*Dataset entries*:
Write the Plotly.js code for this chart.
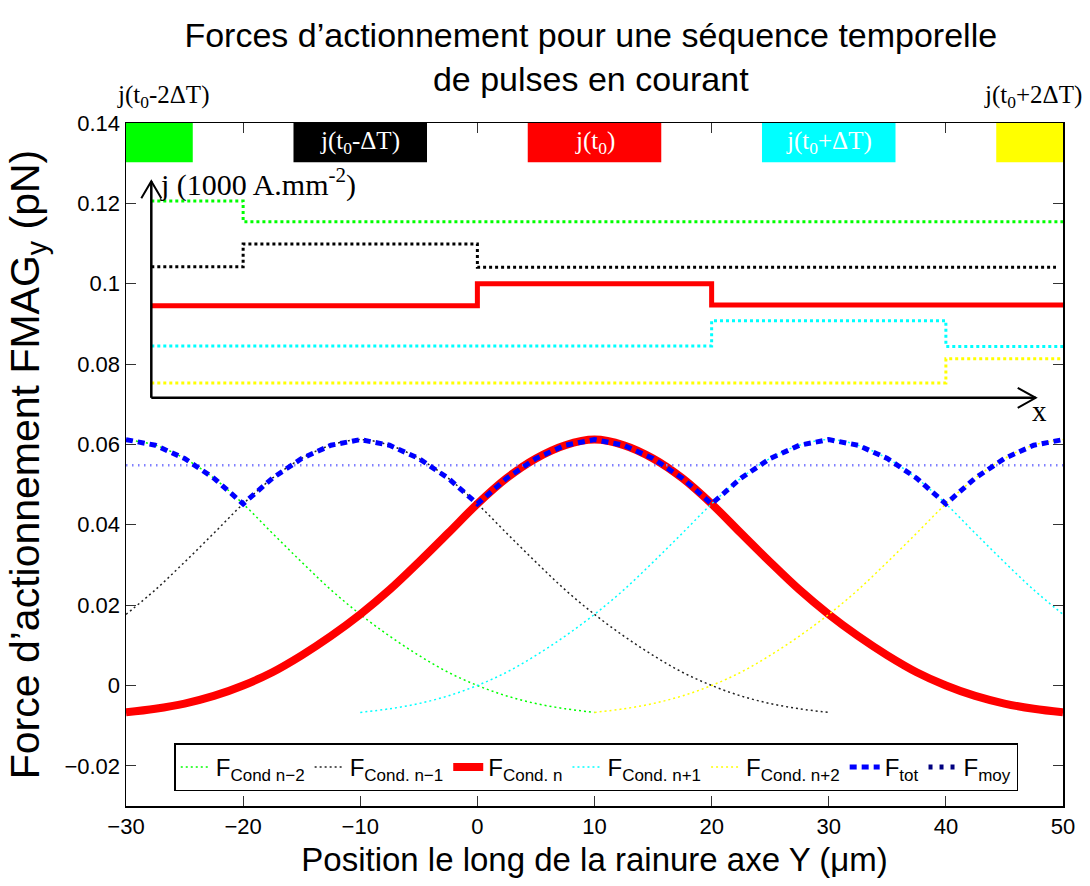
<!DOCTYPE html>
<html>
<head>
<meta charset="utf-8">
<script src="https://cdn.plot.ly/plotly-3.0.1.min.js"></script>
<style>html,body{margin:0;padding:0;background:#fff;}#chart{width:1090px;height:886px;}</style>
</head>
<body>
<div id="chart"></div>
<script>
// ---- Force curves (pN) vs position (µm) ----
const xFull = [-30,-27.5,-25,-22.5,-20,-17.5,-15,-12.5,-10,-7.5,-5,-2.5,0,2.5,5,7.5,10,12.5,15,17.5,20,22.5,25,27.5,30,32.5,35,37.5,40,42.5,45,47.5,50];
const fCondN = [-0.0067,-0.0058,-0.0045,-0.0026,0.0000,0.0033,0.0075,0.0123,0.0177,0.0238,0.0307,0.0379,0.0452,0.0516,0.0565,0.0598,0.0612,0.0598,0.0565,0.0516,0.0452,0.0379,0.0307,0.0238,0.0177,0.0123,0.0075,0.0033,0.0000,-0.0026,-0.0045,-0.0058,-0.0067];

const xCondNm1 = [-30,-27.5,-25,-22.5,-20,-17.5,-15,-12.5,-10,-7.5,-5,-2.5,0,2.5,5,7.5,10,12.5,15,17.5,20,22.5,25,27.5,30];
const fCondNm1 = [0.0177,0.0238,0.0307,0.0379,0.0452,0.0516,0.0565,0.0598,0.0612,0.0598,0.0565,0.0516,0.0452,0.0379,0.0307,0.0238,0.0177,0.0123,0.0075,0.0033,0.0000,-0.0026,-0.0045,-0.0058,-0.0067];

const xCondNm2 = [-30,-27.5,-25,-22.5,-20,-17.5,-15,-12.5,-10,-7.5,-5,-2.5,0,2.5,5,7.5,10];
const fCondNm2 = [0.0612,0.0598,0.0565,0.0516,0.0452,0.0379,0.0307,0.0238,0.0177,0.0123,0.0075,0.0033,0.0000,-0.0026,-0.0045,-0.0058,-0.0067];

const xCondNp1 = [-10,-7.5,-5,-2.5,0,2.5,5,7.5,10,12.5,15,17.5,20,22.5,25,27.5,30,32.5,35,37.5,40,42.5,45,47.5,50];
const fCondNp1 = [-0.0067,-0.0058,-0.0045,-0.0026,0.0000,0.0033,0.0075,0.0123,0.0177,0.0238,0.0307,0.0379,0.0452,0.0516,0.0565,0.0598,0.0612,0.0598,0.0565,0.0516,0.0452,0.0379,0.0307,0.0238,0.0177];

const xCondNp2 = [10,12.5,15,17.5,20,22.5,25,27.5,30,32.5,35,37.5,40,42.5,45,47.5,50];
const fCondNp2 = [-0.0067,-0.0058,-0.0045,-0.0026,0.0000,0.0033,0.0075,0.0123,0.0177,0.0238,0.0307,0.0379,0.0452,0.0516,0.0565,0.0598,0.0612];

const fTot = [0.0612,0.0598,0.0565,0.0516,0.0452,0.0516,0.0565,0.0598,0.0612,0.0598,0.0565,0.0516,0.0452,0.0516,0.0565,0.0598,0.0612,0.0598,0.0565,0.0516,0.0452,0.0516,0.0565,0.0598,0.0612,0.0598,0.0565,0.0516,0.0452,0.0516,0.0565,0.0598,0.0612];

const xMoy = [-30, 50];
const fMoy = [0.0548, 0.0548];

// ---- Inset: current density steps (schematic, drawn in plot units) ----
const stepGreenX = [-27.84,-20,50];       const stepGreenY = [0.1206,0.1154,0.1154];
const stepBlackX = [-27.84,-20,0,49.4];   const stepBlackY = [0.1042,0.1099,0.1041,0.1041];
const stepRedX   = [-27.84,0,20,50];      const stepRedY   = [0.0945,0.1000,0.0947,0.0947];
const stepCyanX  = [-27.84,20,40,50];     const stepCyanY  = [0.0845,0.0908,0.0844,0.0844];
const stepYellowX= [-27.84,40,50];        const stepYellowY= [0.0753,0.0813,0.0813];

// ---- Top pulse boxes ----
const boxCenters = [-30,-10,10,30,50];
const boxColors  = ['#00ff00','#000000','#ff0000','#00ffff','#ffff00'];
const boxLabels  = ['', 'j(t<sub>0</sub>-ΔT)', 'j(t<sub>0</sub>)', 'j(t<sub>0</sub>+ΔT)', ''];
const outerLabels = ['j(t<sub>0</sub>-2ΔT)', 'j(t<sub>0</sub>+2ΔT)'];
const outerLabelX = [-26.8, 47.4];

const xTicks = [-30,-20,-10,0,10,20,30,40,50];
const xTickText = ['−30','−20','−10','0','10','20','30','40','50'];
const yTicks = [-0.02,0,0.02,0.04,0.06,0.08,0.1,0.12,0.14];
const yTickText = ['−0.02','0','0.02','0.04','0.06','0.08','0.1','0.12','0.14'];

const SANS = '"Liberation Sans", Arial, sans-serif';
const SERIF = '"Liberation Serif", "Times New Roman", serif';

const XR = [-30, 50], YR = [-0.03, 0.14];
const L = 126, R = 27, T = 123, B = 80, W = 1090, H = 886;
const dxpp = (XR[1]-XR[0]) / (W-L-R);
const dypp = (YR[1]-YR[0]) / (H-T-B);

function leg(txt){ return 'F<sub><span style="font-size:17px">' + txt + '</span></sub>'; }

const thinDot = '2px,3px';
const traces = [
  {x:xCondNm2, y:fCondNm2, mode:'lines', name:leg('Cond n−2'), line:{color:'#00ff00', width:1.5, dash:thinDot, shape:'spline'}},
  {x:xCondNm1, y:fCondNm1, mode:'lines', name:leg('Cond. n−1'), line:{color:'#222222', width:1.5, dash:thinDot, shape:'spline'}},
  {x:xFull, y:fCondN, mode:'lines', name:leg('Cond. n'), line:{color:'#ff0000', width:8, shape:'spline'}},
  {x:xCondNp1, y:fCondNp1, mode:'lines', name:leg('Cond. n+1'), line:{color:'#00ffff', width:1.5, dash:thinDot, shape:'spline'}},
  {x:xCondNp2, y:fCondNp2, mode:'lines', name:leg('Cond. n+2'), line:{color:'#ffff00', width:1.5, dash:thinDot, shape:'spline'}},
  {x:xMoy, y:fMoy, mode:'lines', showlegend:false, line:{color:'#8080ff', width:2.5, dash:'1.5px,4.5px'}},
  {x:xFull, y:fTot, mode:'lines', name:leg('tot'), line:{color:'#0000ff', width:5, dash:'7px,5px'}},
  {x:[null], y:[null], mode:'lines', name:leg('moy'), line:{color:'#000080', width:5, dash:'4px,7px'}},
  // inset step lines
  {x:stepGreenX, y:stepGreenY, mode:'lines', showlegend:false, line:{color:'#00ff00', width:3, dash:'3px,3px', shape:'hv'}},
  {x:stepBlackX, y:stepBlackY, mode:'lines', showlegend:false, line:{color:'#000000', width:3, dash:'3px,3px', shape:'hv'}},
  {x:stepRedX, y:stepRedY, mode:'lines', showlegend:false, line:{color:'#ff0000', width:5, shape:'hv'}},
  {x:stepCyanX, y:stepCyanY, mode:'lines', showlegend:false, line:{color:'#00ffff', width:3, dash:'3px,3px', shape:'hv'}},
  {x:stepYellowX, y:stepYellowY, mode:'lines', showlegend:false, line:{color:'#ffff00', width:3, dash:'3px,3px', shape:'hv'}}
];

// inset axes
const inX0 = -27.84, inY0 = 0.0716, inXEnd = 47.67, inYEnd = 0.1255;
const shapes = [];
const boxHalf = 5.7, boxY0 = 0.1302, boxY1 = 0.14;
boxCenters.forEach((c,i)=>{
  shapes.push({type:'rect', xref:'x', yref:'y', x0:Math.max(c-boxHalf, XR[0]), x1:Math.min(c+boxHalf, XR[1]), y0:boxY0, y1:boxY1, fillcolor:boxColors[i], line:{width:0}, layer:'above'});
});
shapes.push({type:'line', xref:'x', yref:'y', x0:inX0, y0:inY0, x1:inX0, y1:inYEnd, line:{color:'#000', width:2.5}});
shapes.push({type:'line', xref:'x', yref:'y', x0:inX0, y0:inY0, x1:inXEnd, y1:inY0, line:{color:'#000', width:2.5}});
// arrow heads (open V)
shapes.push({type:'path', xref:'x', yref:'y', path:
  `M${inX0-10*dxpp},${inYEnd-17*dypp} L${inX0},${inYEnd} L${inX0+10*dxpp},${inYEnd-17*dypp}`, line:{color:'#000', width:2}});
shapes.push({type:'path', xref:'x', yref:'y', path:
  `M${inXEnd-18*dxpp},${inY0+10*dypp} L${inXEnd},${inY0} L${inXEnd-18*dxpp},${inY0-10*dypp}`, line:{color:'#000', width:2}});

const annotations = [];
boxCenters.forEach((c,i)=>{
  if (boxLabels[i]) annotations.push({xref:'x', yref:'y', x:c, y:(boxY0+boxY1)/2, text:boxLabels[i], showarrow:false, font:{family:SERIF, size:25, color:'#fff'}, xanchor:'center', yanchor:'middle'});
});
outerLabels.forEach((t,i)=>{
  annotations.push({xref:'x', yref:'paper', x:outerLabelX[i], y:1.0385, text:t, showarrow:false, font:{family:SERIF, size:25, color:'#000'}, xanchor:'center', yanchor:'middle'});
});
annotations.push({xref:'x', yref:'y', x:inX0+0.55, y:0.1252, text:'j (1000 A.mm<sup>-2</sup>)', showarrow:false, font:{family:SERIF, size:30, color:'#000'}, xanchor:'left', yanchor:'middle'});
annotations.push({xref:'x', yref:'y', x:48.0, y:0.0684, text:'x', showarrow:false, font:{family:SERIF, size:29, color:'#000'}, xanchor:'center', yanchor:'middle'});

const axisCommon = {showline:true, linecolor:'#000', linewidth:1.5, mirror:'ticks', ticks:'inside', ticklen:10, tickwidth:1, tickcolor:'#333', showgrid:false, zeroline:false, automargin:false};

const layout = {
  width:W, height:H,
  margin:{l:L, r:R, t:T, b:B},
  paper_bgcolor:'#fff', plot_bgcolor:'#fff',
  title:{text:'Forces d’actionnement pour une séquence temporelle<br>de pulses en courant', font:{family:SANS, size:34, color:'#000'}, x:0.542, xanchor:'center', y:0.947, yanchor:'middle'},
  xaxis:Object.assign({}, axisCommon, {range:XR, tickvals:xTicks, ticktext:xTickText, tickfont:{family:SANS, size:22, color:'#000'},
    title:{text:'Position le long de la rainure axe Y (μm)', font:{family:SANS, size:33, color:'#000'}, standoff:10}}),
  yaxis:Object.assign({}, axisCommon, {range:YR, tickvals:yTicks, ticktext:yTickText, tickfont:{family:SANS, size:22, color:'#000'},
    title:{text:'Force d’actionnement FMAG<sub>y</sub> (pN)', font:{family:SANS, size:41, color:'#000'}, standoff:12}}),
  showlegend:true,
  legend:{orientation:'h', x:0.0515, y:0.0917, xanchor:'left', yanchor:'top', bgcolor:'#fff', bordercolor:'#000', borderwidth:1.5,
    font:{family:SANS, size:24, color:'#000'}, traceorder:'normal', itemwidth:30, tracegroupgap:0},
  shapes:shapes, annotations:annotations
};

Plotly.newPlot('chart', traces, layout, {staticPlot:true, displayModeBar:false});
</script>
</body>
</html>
...
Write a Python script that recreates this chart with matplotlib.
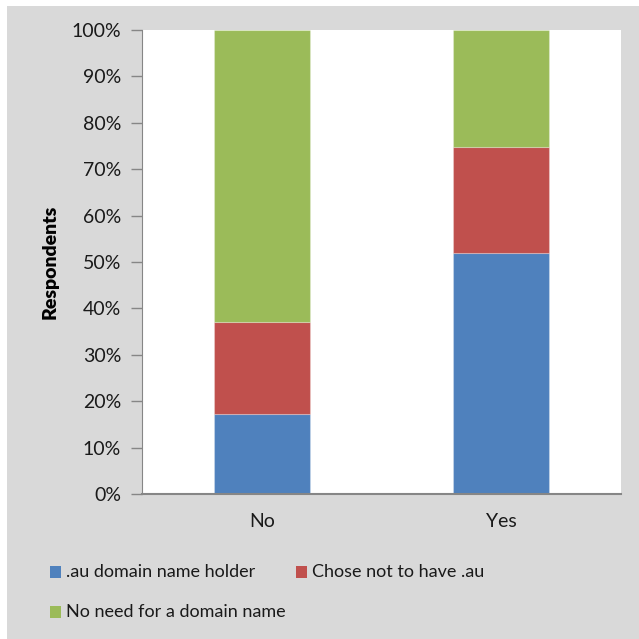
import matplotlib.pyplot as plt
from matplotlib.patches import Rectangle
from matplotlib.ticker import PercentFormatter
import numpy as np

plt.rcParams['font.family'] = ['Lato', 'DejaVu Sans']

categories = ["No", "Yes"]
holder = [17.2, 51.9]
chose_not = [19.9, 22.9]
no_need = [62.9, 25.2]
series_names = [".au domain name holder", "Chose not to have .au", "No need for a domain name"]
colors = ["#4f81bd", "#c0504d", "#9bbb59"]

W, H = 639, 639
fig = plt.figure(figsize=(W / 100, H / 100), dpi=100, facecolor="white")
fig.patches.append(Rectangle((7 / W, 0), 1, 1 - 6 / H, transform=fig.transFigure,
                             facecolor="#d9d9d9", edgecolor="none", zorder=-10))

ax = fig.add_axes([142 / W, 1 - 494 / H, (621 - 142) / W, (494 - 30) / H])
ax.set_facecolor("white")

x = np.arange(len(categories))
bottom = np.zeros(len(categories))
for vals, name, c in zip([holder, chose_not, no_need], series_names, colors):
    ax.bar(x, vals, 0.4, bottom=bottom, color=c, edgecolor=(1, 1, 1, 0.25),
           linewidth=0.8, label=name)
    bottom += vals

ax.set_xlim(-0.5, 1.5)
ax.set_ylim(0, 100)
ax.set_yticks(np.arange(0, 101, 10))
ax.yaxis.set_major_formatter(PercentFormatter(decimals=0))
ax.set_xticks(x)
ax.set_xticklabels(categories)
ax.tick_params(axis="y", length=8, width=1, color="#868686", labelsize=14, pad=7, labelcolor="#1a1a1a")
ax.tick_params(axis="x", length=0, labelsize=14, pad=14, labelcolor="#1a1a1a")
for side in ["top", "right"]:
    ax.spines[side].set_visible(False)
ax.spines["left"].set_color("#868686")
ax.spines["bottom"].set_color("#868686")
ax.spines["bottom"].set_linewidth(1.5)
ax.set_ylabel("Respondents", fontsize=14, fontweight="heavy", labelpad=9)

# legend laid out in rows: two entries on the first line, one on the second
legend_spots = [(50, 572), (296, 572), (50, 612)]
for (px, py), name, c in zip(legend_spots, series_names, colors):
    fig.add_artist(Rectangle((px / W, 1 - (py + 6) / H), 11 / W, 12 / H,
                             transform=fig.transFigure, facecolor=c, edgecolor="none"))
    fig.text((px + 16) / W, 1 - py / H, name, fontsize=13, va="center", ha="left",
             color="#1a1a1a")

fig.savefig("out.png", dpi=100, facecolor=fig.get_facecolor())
==
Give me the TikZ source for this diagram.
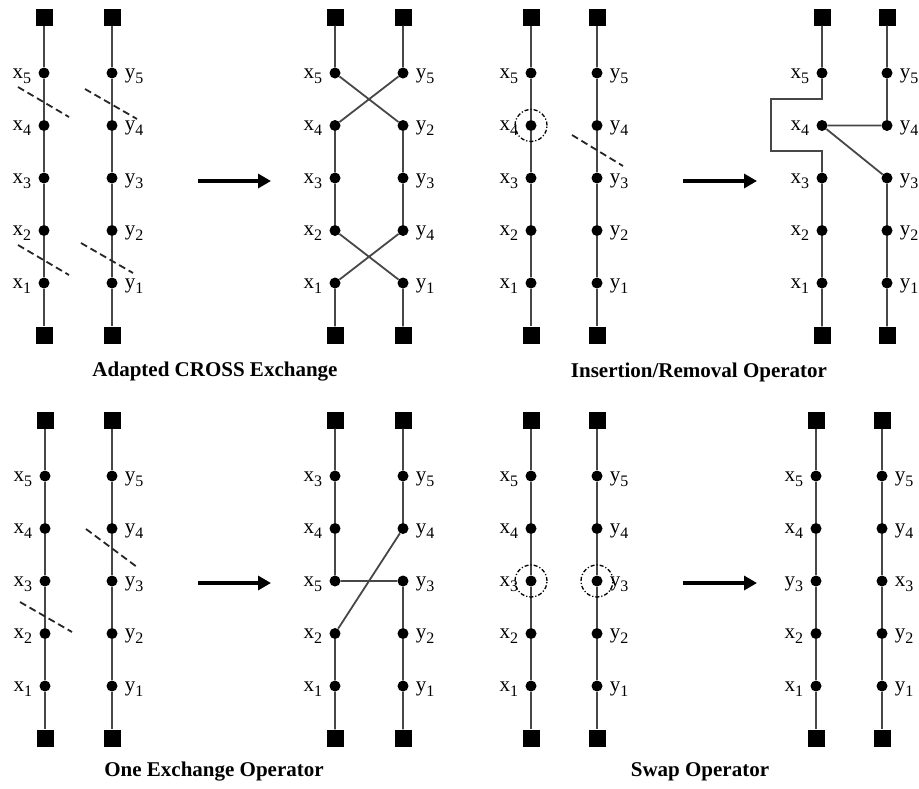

*Task to carry out*: Keep the pictures out, and extract only the lines that begin at the one containing "Write a Python" and end at the one containing "bottom += vals", inclusive.

*Answer in full*:
Write a Python script that recreates this chart with matplotlib.
import matplotlib.pyplot as plt
from matplotlib.patches import Rectangle
from matplotlib.ticker import PercentFormatter
import numpy as np

plt.rcParams['font.family'] = ['Lato', 'DejaVu Sans']

categories = ["No", "Yes"]
holder = [17.2, 51.9]
chose_not = [19.9, 22.9]
no_need = [62.9, 25.2]
series_names = [".au domain name holder", "Chose not to have .au", "No need for a domain name"]
colors = ["#4f81bd", "#c0504d", "#9bbb59"]

W, H = 639, 639
fig = plt.figure(figsize=(W / 100, H / 100), dpi=100, facecolor="white")
fig.patches.append(Rectangle((7 / W, 0), 1, 1 - 6 / H, transform=fig.transFigure,
                             facecolor="#d9d9d9", edgecolor="none", zorder=-10))

ax = fig.add_axes([142 / W, 1 - 494 / H, (621 - 142) / W, (494 - 30) / H])
ax.set_facecolor("white")

x = np.arange(len(categories))
bottom = np.zeros(len(categories))
for vals, name, c in zip([holder, chose_not, no_need], series_names, colors):
    ax.bar(x, vals, 0.4, bottom=bottom, color=c, edgecolor=(1, 1, 1, 0.25),
           linewidth=0.8, label=name)
    bottom += vals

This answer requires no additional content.